When you were talking about your decision to leave, was that really your decision or do they forcefully suggest that you should depart?
Fr. Judge: Well, we call it discernment and the way they approach it is I discern, you discern, he decides. Like I said there is a vow of obedience. I was not pressured to leave Regis at all, but I had been here ten years. I am the second longest serving president. After the centennial campaign, we’ve celebrated the 100th anniversary and completed two capital campaigns. I was thinking that it was probably time to begin turning this over. The provincial kept nodding at me telling me, “I think that is a very good idea” because he had another job in mind for me. We sort of worked it out. It was mutual.
Do you think you will have the opportunity to come back to Regis soon and teach again?

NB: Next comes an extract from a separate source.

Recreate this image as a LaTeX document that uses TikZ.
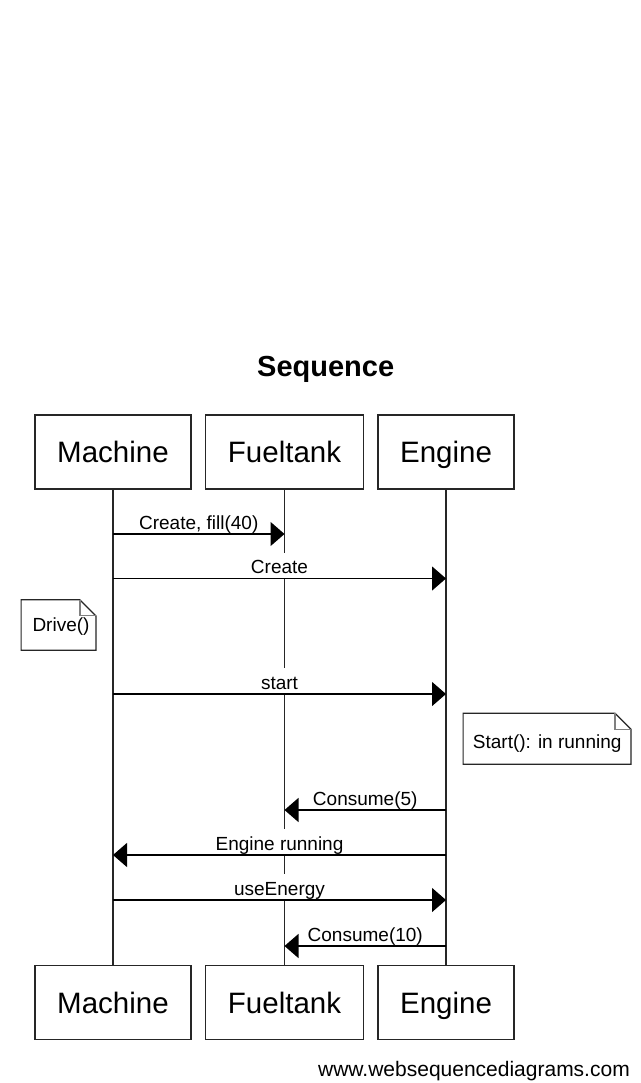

Fr. Judge: Well, you really never know. This is my third time back at Regis. First as a student, then I came back to teach, and then I came back as President. Maybe I could come back again, we’ll see.
Looking outside the scope of Regis for a minute, what are your thoughts about Pope Francis’ visit to New York next September?
Fr. Judge: I was around when Pope Benedict visited and when Pope John Paul visited. Any papal visit to a city is a really, really exciting time. I think that this pope has excited people in just amazing ways. I had the occasion to travel to Washington a week or so ago to see alumni for a board meeting, and all of the Jesuit communities are asking which community is the pope going to stop in this time because every time he travels, he goes to one of the Jesuit houses. Everyone is excited to have him come to us. He will be the first pope to speak before a joint session of Congress. I’m sure he’ll have some very interesting things to say. People want to see him, but he’s challenging us too, and its good to hear that challenge when he comes.
Do you think it’s a possibility that he could stay at your house?
Fr. Judge: Anything is possible. And if you asked me if I thought it would be possible to have a Jesuit pope, I probably would have said, “not likely.” So its certainly not likely that he’s going to stay at 83rd Street, but anything is possible.